In a unanimous decision Nov. 7, the Pennsylvania Commonwealth Court said Brian Soja was required to prove that he had a continuing disability when he filed for a reinstatement of his TTD benefits in 2006. It also said a video from employer Hillis-Carnes Engineering Associates Inc. disproved Soja's testimony about an ongoing back injury.

Soja hurt his back in 2005 while working as a manual laborer for Hillis-Carnes, and later exacerbated the injury twice while working for two other employers. He received TTD benefits for one month in 2006, and filed for reinstatement later that year.

At several hearings in front of a workers' compensation judge, Soja testified that he had constant back and leg pain that required him to walk with a cane and prevented him from driving or climbing stairs, among other activities. However, Hillis-Carnes presented a video from April 2008 that showed Soja walking around a salvage yard without a cane, lying on the ground to remove parts from a van, and throwing auto parts into the back of a truck.

The workers' comp judge granted TTD benefits to Soja from the date of his 2006 reinstatement petition to the date of the video's filming, saying that Soja failed to prove a continuing inability to work. The Pennsylvania's Workers' Compensation Appeal Board upheld that ruling.

The appellate court unanimously affirmed the previous decisions, saying Soja held the burden of proof about the extent of his injuries when he sought to reinstate his benefits.

"Here, the factual issue in the reinstatement petition was whether the claimant's loss of wages was caused by ongoing pain," the ruling reads. "Given this issue, we agree with the board that it was claimant's burden to prove that the pain has persisted, not dissipated, through the pendency of the reinstatement proceeding."

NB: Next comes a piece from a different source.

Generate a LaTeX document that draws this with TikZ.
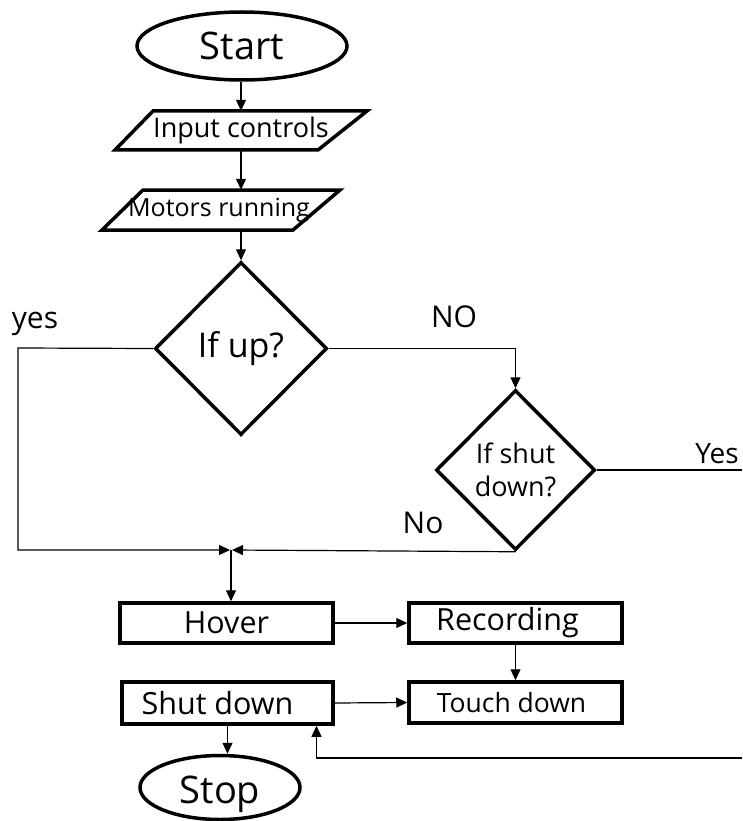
\documentclass[tikz,border=0pt]{standalone}
\usepackage{fontspec}
\setmainfont{Open Sans}
\usetikzlibrary{shapes.geometric,arrows.meta}
\begin{document}
\begin{tikzpicture}[x=1pt,y=-1pt,
 shp/.style={draw=black, line width=3.5pt, line join=miter},
 term/.style={shp, ellipse, inner sep=0pt, font=\fontsize{38}{40}\selectfont},
 proc/.style={shp, rectangle, inner sep=0pt, font=\fontsize{30.5}{32}\selectfont},
 dec/.style={shp, diamond, inner sep=0pt},
 io/.style={inner sep=0pt},
 conn/.style={line width=1.2pt},
 arr/.style={conn, -{Triangle[length=11pt,width=10pt]}},
 lbl/.style={inner sep=0pt, anchor=base, font=\fontsize{30}{32}\selectfont}]
\useasboundingbox (0,0) rectangle (742,821);
% terminals
\node[term, minimum width=210pt, minimum height=68pt] (start) at (242,46) {Start};
\node[term, minimum width=160pt, minimum height=64pt] (stop) at (220,787.5) {\raisebox{-16pt}[0pt][0pt]{Stop}};
% input/output shapes
\draw[shp] (153,111) -- (367,111) -- (318,150) -- (115,150) -- cycle;
\node[io, minimum width=200pt, minimum height=39pt, font=\fontsize{27}{29}\selectfont] (inp) at (241,130.5) {Input controls};
\draw[shp] (143,190) -- (340,190) -- (293,230) -- (102,230) -- cycle;
\node[io, minimum width=170pt, minimum height=40pt, font=\fontsize{25}{27}\selectfont] (mot) at (219,210) {Motors running};
% decisions
\node[dec, minimum width=172pt, minimum height=173pt, font=\fontsize{34}{36}\selectfont] (d1) at (241,348.5) {If up?};
\node[dec, minimum width=159pt, minimum height=160pt, align=center, font=\fontsize{27}{33}\selectfont] (d2) at (515.5,470) {If shut\\down?};
% processes
\node[proc, minimum width=213pt, minimum height=40pt] (hover) at (226.5,623) {Hover};
\node[proc, minimum width=213pt, minimum height=40pt] (rec) at (515.5,623) {Recording\hspace*{16pt}};
\node[proc, minimum width=211pt, minimum height=42pt] (shut) at (227.5,703) {Shut down\hspace*{20pt}};
\node[proc, minimum width=213pt, minimum height=41pt, font=\fontsize{26.5}{28}\selectfont] (touch) at (515.5,702.5) {Touch down\hspace*{8pt}};
% helper coordinates
\coordinate (jn) at (231,550);
\coordinate (ly) at (18,348);
\coordinate (ye) at (742,470);
\coordinate (rr) at (742,758);
% connectors
\draw[arr] (start.south -| inp.north) -- (inp.north);
\draw[arr] (inp.south) -- (inp.south |- mot.north);
\draw[arr] (mot.south -| d1.north) -- (d1.north);
\draw[arr] (d1.west) -- (ly) |- ([xshift=-1pt]jn);
\draw[arr] (d1.east) -| (d2.north);
\draw[arr] (d2.south) -- ([xshift=1pt]jn);
\draw[conn] (d2.east) -- (ye);
\draw[arr] (jn) -- (jn |- hover.north);
\draw[arr] (hover.east) -- (rec.west);
\draw[arr] (rec.south) -- (touch.north);
\draw[arr] (shut.east) -- (touch.west);
\draw[arr] (shut.south) -- (shut.south |- stop.north);
\draw[arr] (rr) -| ([xshift=89pt]shut.south);
% labels
\node[lbl] (lyes) at (35,328) {yes};
\node[lbl] (lno1) at (454,327) {NO};
\node[lbl, font=\fontsize{28}{30}\selectfont] (lyes2) at (717,463) {Yes};
\node[lbl] (lno2) at (423,533) {No};
\end{tikzpicture}
\end{document}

The ruling noted that the video would have been insufficient evidence if the employer had sought to reduce Soja's compensation from TTD to partial disability benefits.

"This is because films do not explain whether the claimant was 'working faster or slower'… and do not 'accurately measure his speed, energy and efficiency at work; they do not constitute an infallible measure of either disability or earning power,'" the ruling reads.